> _Stated goal_
Skip pictures in the listing below; copy exactly the lines from the one with "Write a Python" through the one with "nan = np.nan", inclusive.

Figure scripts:
* * * * *

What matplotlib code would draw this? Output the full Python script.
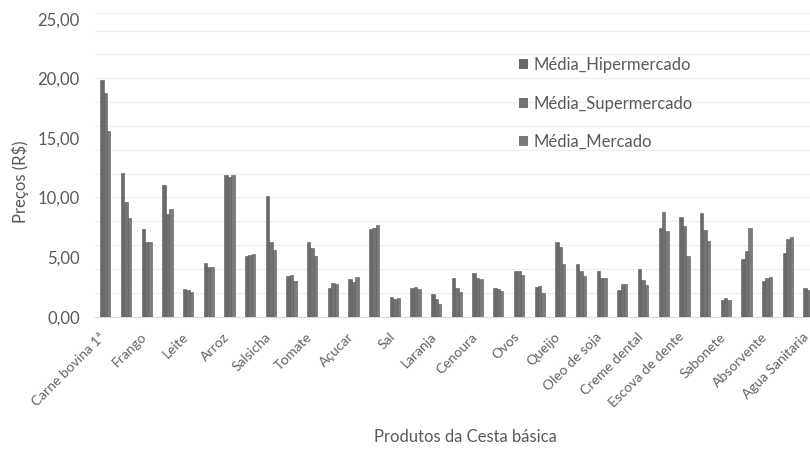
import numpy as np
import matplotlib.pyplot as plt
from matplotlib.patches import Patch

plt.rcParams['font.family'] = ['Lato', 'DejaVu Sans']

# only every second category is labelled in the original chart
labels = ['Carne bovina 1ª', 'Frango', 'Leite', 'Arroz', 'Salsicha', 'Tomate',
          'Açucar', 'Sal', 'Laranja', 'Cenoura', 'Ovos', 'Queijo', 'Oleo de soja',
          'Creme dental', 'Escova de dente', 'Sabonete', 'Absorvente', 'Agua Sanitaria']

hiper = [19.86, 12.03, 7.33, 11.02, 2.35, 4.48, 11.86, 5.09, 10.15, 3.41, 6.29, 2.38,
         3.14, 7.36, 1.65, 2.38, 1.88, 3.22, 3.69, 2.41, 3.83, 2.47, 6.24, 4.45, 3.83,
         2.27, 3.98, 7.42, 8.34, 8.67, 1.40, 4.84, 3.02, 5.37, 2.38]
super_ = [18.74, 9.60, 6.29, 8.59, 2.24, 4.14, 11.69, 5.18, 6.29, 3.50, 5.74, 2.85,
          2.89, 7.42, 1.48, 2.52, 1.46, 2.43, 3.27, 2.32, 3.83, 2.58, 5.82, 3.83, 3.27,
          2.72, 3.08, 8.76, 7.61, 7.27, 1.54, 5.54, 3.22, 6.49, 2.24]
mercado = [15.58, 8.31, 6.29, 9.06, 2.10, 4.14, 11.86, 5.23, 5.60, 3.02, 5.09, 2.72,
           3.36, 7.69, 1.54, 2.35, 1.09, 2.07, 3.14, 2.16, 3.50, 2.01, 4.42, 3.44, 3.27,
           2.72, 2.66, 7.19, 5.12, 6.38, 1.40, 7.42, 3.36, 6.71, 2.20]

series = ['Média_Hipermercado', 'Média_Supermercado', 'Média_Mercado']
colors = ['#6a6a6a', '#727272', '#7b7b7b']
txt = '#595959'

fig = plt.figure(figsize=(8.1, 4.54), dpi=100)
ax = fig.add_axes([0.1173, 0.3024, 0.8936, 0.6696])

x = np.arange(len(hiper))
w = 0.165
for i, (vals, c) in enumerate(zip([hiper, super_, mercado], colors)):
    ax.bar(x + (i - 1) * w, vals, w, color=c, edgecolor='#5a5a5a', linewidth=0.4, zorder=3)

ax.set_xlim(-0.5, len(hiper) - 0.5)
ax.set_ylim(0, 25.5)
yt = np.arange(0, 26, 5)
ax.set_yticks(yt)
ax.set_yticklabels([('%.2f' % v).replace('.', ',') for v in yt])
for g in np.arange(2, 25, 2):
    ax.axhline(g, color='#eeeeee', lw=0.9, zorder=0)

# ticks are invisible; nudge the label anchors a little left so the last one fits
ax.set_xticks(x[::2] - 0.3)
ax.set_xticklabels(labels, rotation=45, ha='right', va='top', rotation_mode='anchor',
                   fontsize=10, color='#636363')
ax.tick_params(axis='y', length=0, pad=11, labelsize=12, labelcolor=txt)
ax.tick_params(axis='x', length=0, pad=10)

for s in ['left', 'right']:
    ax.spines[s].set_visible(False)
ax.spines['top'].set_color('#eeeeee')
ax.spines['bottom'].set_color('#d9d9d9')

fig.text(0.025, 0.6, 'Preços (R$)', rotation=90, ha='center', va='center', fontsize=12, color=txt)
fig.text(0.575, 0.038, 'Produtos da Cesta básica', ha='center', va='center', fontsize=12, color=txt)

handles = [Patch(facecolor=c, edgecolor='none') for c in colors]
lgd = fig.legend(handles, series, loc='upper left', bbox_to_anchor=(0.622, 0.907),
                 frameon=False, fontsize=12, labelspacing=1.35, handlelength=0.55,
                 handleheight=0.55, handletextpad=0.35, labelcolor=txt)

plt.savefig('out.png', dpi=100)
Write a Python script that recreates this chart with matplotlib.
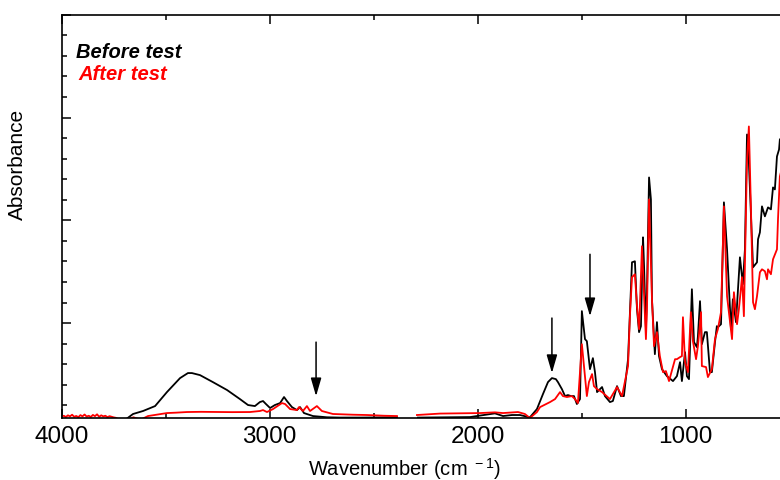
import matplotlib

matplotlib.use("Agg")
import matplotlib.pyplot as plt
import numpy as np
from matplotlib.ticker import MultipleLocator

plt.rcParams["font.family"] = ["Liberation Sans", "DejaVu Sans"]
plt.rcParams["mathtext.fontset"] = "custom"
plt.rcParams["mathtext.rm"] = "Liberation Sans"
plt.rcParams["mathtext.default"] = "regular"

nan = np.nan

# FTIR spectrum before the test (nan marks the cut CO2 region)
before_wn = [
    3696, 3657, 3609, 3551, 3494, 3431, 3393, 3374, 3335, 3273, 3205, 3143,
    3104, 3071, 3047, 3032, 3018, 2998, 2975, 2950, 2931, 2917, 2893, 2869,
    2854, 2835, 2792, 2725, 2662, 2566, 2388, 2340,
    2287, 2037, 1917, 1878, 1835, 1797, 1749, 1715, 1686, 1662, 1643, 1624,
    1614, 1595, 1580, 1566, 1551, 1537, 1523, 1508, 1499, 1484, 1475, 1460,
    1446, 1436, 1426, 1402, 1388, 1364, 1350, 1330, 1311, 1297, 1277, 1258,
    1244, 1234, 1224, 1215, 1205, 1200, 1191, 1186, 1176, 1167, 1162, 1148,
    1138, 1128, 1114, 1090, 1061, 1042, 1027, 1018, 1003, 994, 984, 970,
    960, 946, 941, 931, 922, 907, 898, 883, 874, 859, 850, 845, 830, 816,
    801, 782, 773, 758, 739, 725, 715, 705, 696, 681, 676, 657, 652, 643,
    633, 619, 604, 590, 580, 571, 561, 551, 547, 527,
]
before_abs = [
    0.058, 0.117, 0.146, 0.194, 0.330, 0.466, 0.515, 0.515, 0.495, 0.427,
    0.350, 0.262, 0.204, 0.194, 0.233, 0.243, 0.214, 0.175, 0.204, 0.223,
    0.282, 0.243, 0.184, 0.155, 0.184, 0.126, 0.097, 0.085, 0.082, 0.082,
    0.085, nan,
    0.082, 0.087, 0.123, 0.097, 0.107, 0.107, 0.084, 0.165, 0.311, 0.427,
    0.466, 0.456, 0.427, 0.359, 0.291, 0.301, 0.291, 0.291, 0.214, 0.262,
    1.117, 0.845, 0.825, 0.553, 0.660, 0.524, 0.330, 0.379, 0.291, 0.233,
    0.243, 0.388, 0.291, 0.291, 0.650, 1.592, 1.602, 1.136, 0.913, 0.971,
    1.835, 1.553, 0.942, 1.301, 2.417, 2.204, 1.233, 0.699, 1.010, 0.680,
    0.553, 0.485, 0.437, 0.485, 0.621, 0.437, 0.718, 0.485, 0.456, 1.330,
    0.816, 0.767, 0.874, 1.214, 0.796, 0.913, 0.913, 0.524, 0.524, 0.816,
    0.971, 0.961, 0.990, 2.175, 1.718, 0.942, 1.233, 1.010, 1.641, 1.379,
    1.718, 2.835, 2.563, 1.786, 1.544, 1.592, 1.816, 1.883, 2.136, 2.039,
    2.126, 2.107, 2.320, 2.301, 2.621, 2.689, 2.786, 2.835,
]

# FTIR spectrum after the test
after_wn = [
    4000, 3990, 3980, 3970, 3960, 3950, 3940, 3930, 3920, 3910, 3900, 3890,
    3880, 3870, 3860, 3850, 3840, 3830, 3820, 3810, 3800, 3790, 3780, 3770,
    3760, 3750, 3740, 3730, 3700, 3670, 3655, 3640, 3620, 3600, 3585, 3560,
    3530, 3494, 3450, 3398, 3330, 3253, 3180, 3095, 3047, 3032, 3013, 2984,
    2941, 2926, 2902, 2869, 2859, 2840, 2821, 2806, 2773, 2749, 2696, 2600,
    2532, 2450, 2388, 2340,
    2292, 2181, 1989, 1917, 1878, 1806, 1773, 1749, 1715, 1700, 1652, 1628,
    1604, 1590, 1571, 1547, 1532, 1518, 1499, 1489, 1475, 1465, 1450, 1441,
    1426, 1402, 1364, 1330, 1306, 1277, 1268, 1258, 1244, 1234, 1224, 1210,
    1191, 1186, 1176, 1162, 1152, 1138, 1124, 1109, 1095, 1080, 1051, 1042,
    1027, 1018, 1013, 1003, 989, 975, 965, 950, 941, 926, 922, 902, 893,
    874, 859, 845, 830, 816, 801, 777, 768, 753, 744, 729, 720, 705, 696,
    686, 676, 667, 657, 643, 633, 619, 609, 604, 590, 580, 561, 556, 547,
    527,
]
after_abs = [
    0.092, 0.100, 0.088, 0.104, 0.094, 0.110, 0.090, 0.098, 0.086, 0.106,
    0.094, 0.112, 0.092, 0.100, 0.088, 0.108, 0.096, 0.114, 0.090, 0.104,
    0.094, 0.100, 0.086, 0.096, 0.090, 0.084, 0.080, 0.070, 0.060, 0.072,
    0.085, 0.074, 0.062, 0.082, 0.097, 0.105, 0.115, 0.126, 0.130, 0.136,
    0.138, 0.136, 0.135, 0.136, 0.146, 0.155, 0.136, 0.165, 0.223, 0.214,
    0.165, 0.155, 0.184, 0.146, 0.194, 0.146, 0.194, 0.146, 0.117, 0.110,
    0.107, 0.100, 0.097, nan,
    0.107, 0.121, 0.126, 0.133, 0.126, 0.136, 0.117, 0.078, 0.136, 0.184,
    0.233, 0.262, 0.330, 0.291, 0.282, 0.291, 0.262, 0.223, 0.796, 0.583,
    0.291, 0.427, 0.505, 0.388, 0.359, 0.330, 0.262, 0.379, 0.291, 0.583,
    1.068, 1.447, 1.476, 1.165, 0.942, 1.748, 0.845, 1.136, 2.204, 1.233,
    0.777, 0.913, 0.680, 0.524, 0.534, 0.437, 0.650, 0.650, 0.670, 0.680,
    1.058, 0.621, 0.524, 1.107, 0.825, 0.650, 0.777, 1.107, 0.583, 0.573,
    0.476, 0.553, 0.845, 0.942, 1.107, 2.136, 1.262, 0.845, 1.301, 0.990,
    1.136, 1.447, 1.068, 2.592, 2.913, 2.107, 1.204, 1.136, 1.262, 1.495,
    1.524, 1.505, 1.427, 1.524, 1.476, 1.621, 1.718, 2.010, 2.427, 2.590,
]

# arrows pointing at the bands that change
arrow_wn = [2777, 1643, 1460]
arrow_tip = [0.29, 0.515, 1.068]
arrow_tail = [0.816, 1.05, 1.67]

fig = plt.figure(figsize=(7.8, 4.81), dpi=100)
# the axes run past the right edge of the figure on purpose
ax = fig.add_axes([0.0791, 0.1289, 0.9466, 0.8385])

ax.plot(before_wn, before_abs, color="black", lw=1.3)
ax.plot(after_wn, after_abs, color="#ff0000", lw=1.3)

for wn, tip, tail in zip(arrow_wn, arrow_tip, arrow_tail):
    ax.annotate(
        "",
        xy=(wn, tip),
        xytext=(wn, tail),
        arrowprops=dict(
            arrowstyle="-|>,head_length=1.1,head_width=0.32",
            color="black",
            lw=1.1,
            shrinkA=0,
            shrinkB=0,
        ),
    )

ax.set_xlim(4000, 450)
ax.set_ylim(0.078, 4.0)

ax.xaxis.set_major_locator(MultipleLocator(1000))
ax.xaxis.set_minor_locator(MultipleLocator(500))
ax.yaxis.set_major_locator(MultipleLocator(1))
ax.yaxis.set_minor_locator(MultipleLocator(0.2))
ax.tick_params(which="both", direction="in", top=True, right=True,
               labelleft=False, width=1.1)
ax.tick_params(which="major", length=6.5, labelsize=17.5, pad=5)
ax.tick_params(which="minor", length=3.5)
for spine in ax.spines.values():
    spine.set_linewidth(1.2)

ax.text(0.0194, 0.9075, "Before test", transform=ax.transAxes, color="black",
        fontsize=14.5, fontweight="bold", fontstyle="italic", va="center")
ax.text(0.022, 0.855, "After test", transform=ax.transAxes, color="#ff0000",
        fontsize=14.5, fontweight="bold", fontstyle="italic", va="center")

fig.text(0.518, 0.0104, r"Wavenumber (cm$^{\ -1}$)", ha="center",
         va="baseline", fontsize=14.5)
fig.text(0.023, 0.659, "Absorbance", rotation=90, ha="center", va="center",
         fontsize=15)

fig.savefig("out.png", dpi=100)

* * * * *

> _Expected answer_
Write a Python script that recreates this chart with matplotlib.
import matplotlib

matplotlib.use("Agg")
import matplotlib.pyplot as plt
import numpy as np
from matplotlib.ticker import MultipleLocator

plt.rcParams["font.family"] = ["Liberation Sans", "DejaVu Sans"]
plt.rcParams["mathtext.fontset"] = "custom"
plt.rcParams["mathtext.rm"] = "Liberation Sans"
plt.rcParams["mathtext.default"] = "regular"

nan = np.nan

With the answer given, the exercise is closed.